# Rod holder extenders for Stealths?



## Marty75 (Oct 23, 2007)

Hi guys,

Discovered the other day that a couple of my thicker rod butts won't fit into Stealth's relatively narrow rod holders. Option is to either remove the rounded rubber butt caps off the rods (not preferred) or was thinking of installing some rod holder extenders which would have the added benefit of raising the reels away from the water line. With regard to the butt caps I'm not talking about the removable ones but the glued on ones like on my Nitro Godzilla.

I don't do any surf launches (at the moment) so other than adding to the set up time by a couple of minutes I don't see too many negatives with setting them up. Anyone else use them?

Both Scotty and RAM make them.

http://www.scotty.com/fishing-gear-equipment/rod-holders/gimbal-mount.htm










http://www.rammount.com/NewProducts/RAMPressNLocktrade/tabid/4716/Default.aspx


----------



## Guest (Jan 6, 2014)

The scotty one looks the goods


----------



## Marty75 (Oct 23, 2007)

Can get 2 Scotty sets (the insert plus rocket launcher) for under $100 delivered from the states via eBay, not sure about the RAM mounts.


----------



## Squidley (May 8, 2010)

I have the Scotty gimbal adapter. I used it until I got my current yak (not needed on the main boat). I'd recommend it over the Ram only because I've never had a ram tube stay in place no matter how hard I tighten it. When lifting rods out of a baitcaster holder I'd often lift the gimbal adapter loose in the flush holder; there's no friction holding it in so I'd recommend bungee-ing it down in some way. Since you're using tubes though, your rods would be lifted out easier than from the snaggier "baitcaster" holder. If you have one of those huge stealth hatches you could probably stow it all easily if you wanted to go through surf. Hook1 sell the gimbal adapter.


----------



## hijacker (Oct 26, 2013)

^^I would agree the scotty would be better option,
but can you not retro fit a slimmer butt cap/chair cap to the nitro ?...cheaper...


----------



## solatree (May 30, 2008)

Another option is to get the scotty rocket launcher from your local hobie dealer - around $28 each with flush mount base - and install that rather than use the gimbal mount extension.


----------



## avayak (May 23, 2007)

solatree said:


> Another option is to get the scotty rocket launcher from your local hobie dealer - around $28 each with flush mount base - and install that rather than use the gimbal mount extension.

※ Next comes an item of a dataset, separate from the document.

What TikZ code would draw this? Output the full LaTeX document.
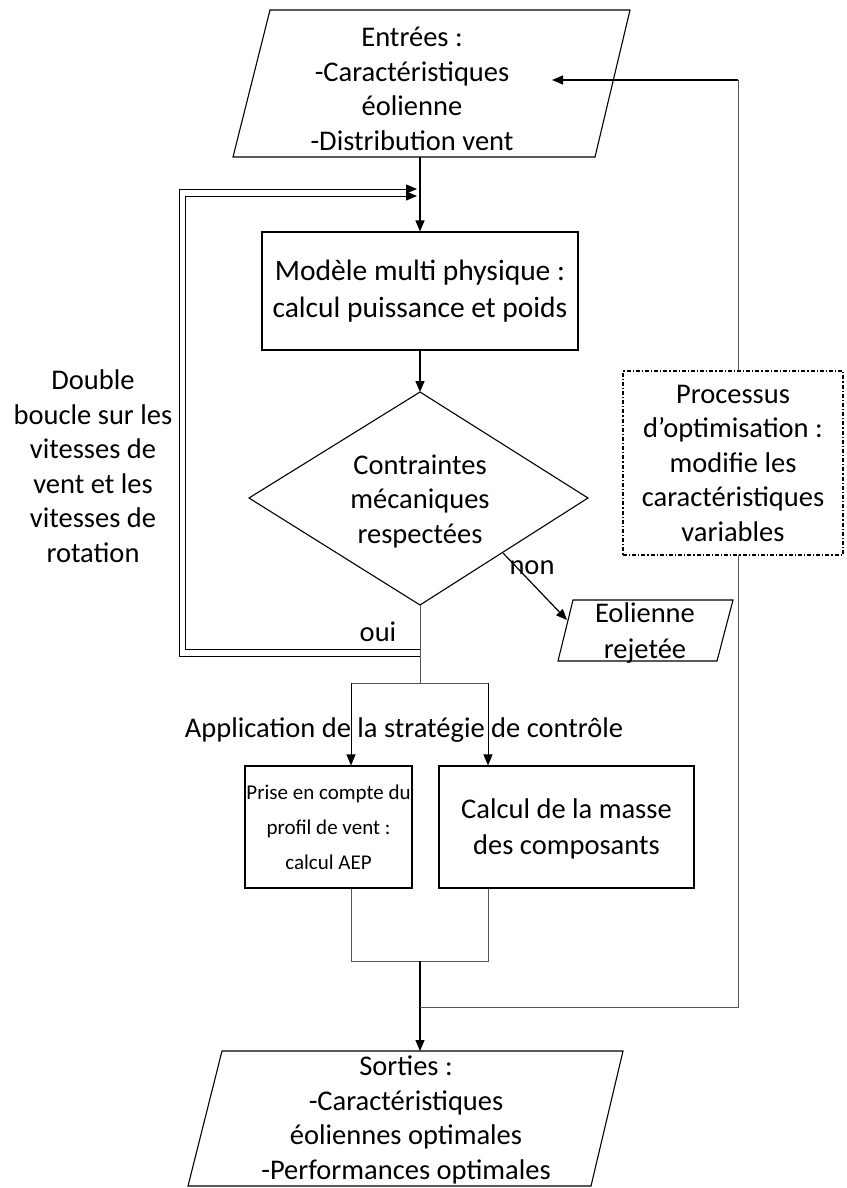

That's what I did Marty, works great. You can buy round flush mounts as well. I used the rectangular flush mounts which just cover the original rod holder screw holes. I replaced the original holders and added another two for extra rods/net etc.


----------



## Marty75 (Oct 23, 2007)

Hey Gary,

Would you happen to have any close up pics of your flush mounts? At this stage I'm hesitant to drill new holes into the Stealth but am sure this will change in time :twisted:

Thanks

Marty


----------



## Marty75 (Oct 23, 2007)

Great mod Alex! How snug do the Stealth holders grip the 25mm tubing?

Just out of curiosity, if I wanted to remove the existing glued-on butt caps off a couple of my rods and try and find some slimmer ones, what's the cleanest way to remove them, and also what kind of adhesive to use for the new ones?


----------



## Marty75 (Oct 23, 2007)

Thanks Brad, I'll see how I go and if the Nitro blank will accept a slimmer cap.

The idea of the tubes to raise the reels away from the water is also something I might try in the meantime.


----------



## paulo (Nov 1, 2007)

Lapse said:


> Marty75 said:
> 
> 
> > Great mod Alex! How snug do the Stealth holders grip the 25mm tubing?
> ...


Drill two holes next to each other 30mm up from the base of the pvc. From the inside of the pipe thread a cable tie out the one hole around the pipe and back in the other hole. Finish threading the cable tie through itself and tighten. The head of the cable tie is inside the pipe. The pipe should wedge in the hole gripping on the cable tie. Worked well on plastic yaks. It should grip on the glass as well. Bicycle inner tube and tied off inside the pipe would grip but likely not be as durable as the cable tie.

Does having the rod base further away from the centreline of the yak increase your chance of tipping on a strike?


----------